Эта черта Бродского приводила Сьюзен в недоумение. На самом деле это был советский спор, перенесенный на американскую почву. В России ставки были очень высоки, поскольку целую культуру разрушили сначала большевики, а потом Сталин. Поэтому Иосиф увидел в рецензии не просто оценку книги Блума, а первый залп в, возможно, долгом и медленном разрушении американской культуры. Он не верил в свободную конкуренцию идей: он на себе почувствовал результаты крутой политической перемены, которая привела к потере свободы.

Пока мы наблюдали за процессией знаменитых русских и американцев, поздравлявших Иосифа, я сказала Сьюзен, что он может легко сойти с рельсов: например, он угрожал подать на меня в суд, если я опубликую воспоминания Карла о нем. Она очень удивилась – видимо, полагала, что на меня его гнев не может распространяться. Ей захотелось узнать, что произошло, и я рассказала вкратце.

В 1984 году, в последний год жизни Карла, когда его подвергли радикальной химиотерапии в Национальном институте здоровья (лекарство вводили ему через отверстие прямо в брюшную полость, вызвав перитонит), он собирал свои воспоминания. Последний раздел, над которым он работал перед смертью, был об Иосифе. Он сверялся с нашими заметками и дневниками и брал из них все, что мог, но не успел продвинуться дальше первого неполного черновика. Карл взял с меня обещание опубликовать его мемуары, хотя они были в значительной мере незаконченными.

В начале 1987 года, когда пришло время превратить мемуары в книгу “Вдовы России”, я прочла раздел об Иосифе и пришла к выводу, что не могу его опубликовать, не показав сначала ему самому.
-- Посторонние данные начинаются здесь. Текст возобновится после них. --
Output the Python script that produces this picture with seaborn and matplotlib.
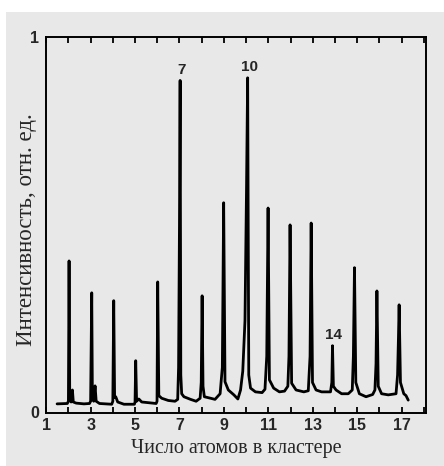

Он прочел и пришел в ужас, несмотря на то что в мемуарах отразилась наша любовь к нему и восхищение. Там ошибки, сказал он, – и не сомневаюсь, что они были: Карл только приступил к проверке того, чему мы сами не были свидетелями. Я понимаю, тут много лестного, сказал Иосиф, но нет, это нельзя публиковать… Его огорчила объективность Карла: друг не должен так писать. Иосиф воображал, будто может контролировать то, что о нем пишется.

Карл писал, страдая от болей, перед лицом близкой смерти, и это сказалось на тоне написанного. Тем не менее, в том, каким ему виделся Иосиф, например, размеры самомифологизации, которую Карлу пришлось наблюдать, эти заметки правдиво отражали его мысли; сменил ли бы он тон написанного в позднейшем варианте – вопрос открытый.

Я готова была сделать сокращения, если бы Иосиф настаивал, но к резкой его реакции готова не была. Он чувствовал себя обманутым и не понимал, что я дала обещание умиравшему мужу. В припадке подозрительности он обвинил меня, сказал общим знакомым, что написала это наверняка я. Карл никогда бы такого не сделал. Тогда это было не особенно забавно, тем более что я как раз готовилась напечатать его очередную книгу на русском.

Когда он прислал мне письмо с угрозой подать в суд, я позвонила моей consigliere[7] Саре Бабенышевой, знавшей всех в русском литературном мире. Она, в свою очередь, позвонила близкой приятельнице Иосифа Виктории Швейцер. После этого она позвонила мне и сказала: раздел про Иосифа уберите из книги Карла – опубликуете его потом. Не стоит губить из-за него такую тесную дружбу.